As in the first T20 match, where Australia had chased down 170, their highest second-innings total, the thought of what might have been was hard to take for Heather Knight's team. The drawn Test left Australia 6-4 ahead on multi-format points; England needed to take all three one-day internationals to win the Ashes for the first time since 2013-14. Australia imposed an ODI whitewash. Their strength in depth, and ability to win even when not at their best, overwhelmed an England side seeking miracles, hanging on to cliche´s and hoping for the best.

Underlying it all was Australia's stronger domestic infrastructure - and a fitter, focused team. They were confident enough to drop their biggest star, Ellyse Perry, for the T20 series: there was another all-rounder in town now, Tahlia McGrath. Perry was back to play a key role in the rest of the series, and captain Meg Lanning was the leading scorer, with 254 runs, one more than Knight. But the home side's determination was embodied by Beth Mooney, whose jaw was broken just before the series began. Ten days later, she returned for the Test, titanium plates and all; she scored 63 in the second innings (and took a remarkable tumbling catch), followed by a match-winning 73 in the first ODI.

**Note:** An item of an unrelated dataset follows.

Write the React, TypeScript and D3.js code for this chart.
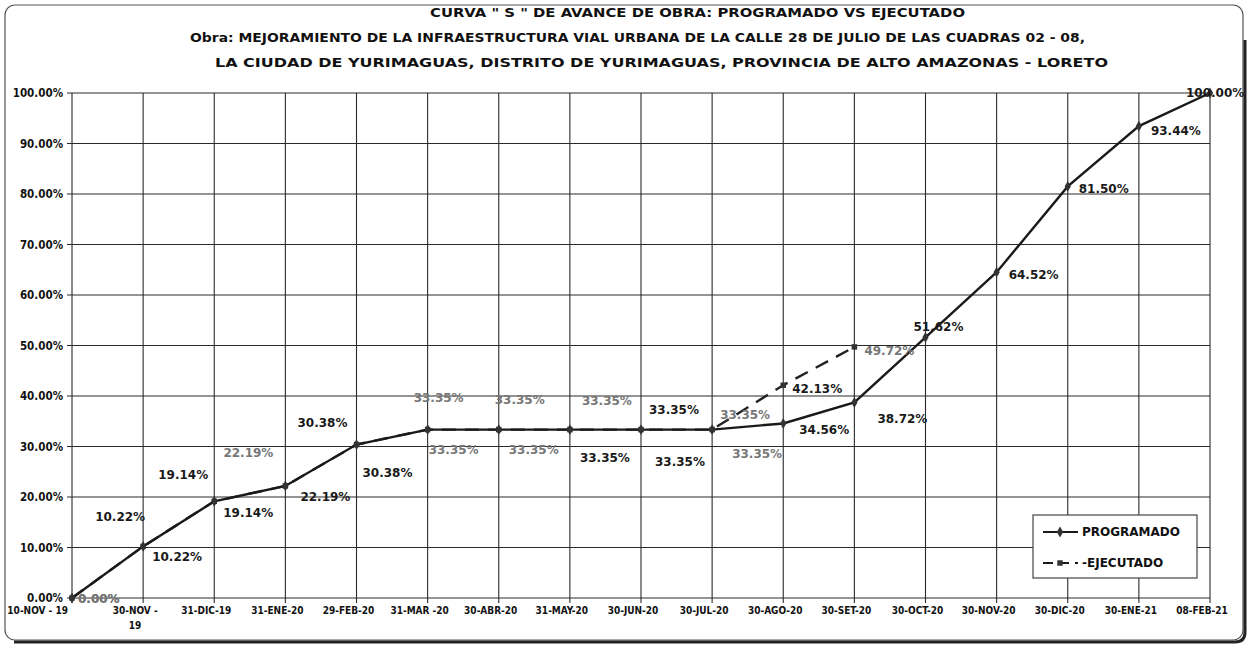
import * as d3 from "d3";

// chart data
const categories = [
  "10-NOV - 19", "30-NOV -\n19", "31-DIC-19", "31-ENE-20", "29-FEB-20", "31-MAR -20",
  "30-ABR-20", "31-MAY-20", "30-JUN-20", "30-JUL-20", "30-AGO-20", "30-SET-20",
  "30-OCT-20", "30-NOV-20", "30-DIC-20", "30-ENE-21", "08-FEB-21",
];
const programado = [
  0, 10.22, 19.14, 22.19, 30.38, 33.35, 33.35, 33.35, 33.35, 33.35, 34.56, 38.72,
  51.62, 64.52, 81.5, 93.44, 100,
];
const ejecutado = [
  0, 10.22, 19.14, 22.19, 30.38, 33.35, 33.35, 33.35, 33.35, 33.35, 42.13, 49.72,
];
const yTicks = [0, 10, 20, 30, 40, 50, 60, 70, 80, 90, 100];
const seriesNames = ["PROGRAMADO", "EJECUTADO"];
const titleLines = [
  'CURVA " S " DE AVANCE DE OBRA:  PROGRAMADO VS EJECUTADO',
  "Obra:  MEJORAMIENTO DE LA INFRAESTRUCTURA VIAL URBANA DE LA CALLE 28 DE JULIO DE LAS CUADRAS 02 - 08,",
  "LA CIUDAD DE YURIMAGUAS, DISTRITO DE YURIMAGUAS, PROVINCIA DE ALTO AMAZONAS - LORETO",
];

// label placement (offset from the point: start x, middle y)
const progLabelOffset = [
  [6, 1], [9, 10], [9, 11], [15, 11], [6, 28], [1, 20], [10, 20], [10, 28], [14, 32],
  [20, 24], [16, 6], [23, 16], [-12, -11], [12, 3], [11, 2], [12, 5], [-24, 0],
];
const ejecLabelOffset = [
  [6, 1], [-48, -30], [-56, -27], [-62, -33], [-59, -22], [-14, -32], [-4, -30],
  [12, -29], [8, -20], [8, -15], [9, 4], [10, 4],
];
const progFaded = [0, 5, 6, 9];
const ejecFaded = [0, 3, 5, 6, 7, 9, 11];

const W = 1252;
const H = 649;
const FONT = "'DejaVu Sans', Verdana, sans-serif";
const FONT_C = "'DejaVu Sans Condensed', 'DejaVu Sans', sans-serif";

export default function App() {
  const margin = { top: 93, right: 42, bottom: 51, left: 72 };
  const x = d3
    .scalePoint<number>()
    .domain(d3.range(categories.length))
    .range([margin.left, W - margin.right]);
  const y = d3.scaleLinear().domain([0, 100]).range([H - margin.bottom, margin.top]);

  const line = d3
    .line<number>()
    .x((_, i) => x(i)!)
    .y((d) => y(d));

  const diamond = d3.symbol(d3.symbolDiamond, 34)()!;
  const square = d3.symbol(d3.symbolSquare, 30)()!;
  const fmt = (v: number) => v.toFixed(2) + "%";

  const x0 = margin.left;
  const x1 = W - margin.right;
  const y0 = H - margin.bottom;
  const y1 = margin.top;

  const legendX = 1033;
  const legendY = 515;

  return (
    <svg
      width={W}
      height={H}
      style={{ position: "absolute", left: 0, top: 0, background: "#fff" }}
    >
      {/* chart area frame */}
      <rect x={5} y={5} width={1238} height={635} rx={10} fill="#fff" stroke="#555" strokeWidth={1.2} />
      <path d="M 1245 40 L 1245 632 Q 1245 642 1235 642 L 14 642" fill="none" stroke="#222" strokeWidth={3} />

      {/* title */}
      <g fontFamily={FONT} fontWeight="bold" fontSize={13} fill="#111">
        <text x={430} y={17} textLength={535} lengthAdjust="spacingAndGlyphs">{titleLines[0]}</text>
        <text x={190} y={42} textLength={895} lengthAdjust="spacingAndGlyphs">{titleLines[1]}</text>
        <text x={215} y={67} textLength={893} lengthAdjust="spacingAndGlyphs">{titleLines[2]}</text>
      </g>

      {/* grid */}
      <g stroke="#2a2a2a" strokeWidth={1.1}>
        {yTicks.map((t) => (
          <line key={"h" + t} x1={x0 - 5} x2={x1} y1={y(t)} y2={y(t)} />
        ))}
        {categories.map((_, i) => (
          <line key={"v" + i} x1={x(i)} x2={x(i)} y1={y1} y2={y0 + 5} />
        ))}
      </g>

      {/* y axis labels */}
      <g fontFamily={FONT_C} fontWeight="bold" fontSize={11.5} fill="#111" textAnchor="end">
        {yTicks.map((t) => (
          <text key={t} x={x0 - 9} y={y(t)} dy="0.35em">
            {t.toFixed(2) + "%"}
          </text>
        ))}
      </g>

      {/* x axis labels */}
      <g fontFamily={FONT_C} fontWeight="bold" fontSize={10} fill="#111">
        {categories.map((c, i) => {
          const lines = c.split("\n");
          const first = i === 0;
          const lx = first ? x(i)! - 4 : x(i)! - 8;
          return (
            <text key={c} x={lx} y={y0 + 16} textAnchor={first ? "end" : "middle"}>
              {lines.map((l, k) => (
                <tspan key={k} x={lx} dy={k === 0 ? 0 : 15}>
                  {l}
                </tspan>
              ))}
            </text>
          );
        })}
      </g>

      {/* ejecutado */}
      <path d={line(ejecutado)!} fill="none" stroke="#222" strokeWidth={2.4} strokeDasharray="14,9" />
      {ejecutado.map((v, i) => (
        <path key={"em" + i} d={square} transform={`translate(${x(i)},${y(v)})`} fill="#333" />
      ))}

      {/* programado */}
      <path d={line(programado)!} fill="none" stroke="#1a1a1a" strokeWidth={2.4} />
      {programado.map((v, i) => (
        <path key={"pm" + i} d={diamond} transform={`translate(${x(i)},${y(v)})`} fill="#333" />
      ))}

      {/* data labels */}
      <g fontFamily={FONT} fontWeight="bold" fontSize={12}>
        {ejecutado.map((v, i) => (
          <text
            key={"el" + i}
            x={x(i)! + ejecLabelOffset[i][0]}
            y={y(v) + ejecLabelOffset[i][1]}
            dy="0.35em"
            fill={ejecFaded.includes(i) ? "#777" : "#1a1a1a"}
          >
            {fmt(v)}
          </text>
        ))}
        {programado.map((v, i) => (
          <text
            key={"pl" + i}
            x={x(i)! + progLabelOffset[i][0]}
            y={y(v) + progLabelOffset[i][1]}
            dy="0.35em"
            fill={progFaded.includes(i) ? "#777" : "#1a1a1a"}
          >
            {fmt(v)}
          </text>
        ))}
      </g>

      {/* legend */}
      <g>
        <rect x={legendX} y={legendY} width={164} height={63} fill="#fff" stroke="#444" strokeWidth={1.2} />
        <line x1={legendX + 10} x2={legendX + 45} y1={legendY + 17} y2={legendY + 17} stroke="#1a1a1a" strokeWidth={2} />
        <path d={diamond} transform={`translate(${legendX + 27},${legendY + 17})`} fill="#333" />
        <line x1={legendX + 10} x2={legendX + 45} y1={legendY + 48} y2={legendY + 48} stroke="#1a1a1a" strokeWidth={2} strokeDasharray="10,6" />
        <path d={square} transform={`translate(${legendX + 27},${legendY + 48})`} fill="#333" />
        <g fontFamily={FONT} fontWeight="bold" fontSize={12} fill="#111">
          <text x={legendX + 49} y={legendY + 17} dy="0.35em">{seriesNames[0]}</text>
          <text x={legendX + 49} y={legendY + 48} dy="0.35em">{"-" + seriesNames[1]}</text>
        </g>
      </g>
    </svg>
  );
}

While Australia had plenty of players ready to take their turn in the limelight, England relied too heavily on too few. Knight scored the series' only century, an unbeaten 168 in the Test, while stalwart seamer Katherine Brunt (like Perry, in her ninth Ashes series) took the only five-wicket haul; she and McGrath finished with 11 across all matches. But no other England player managed more than five, compared with five more Australians, and they had only four half-centuries, to Australia's nine. It's a team game, and the Ashes only reinforced how much better Australia were.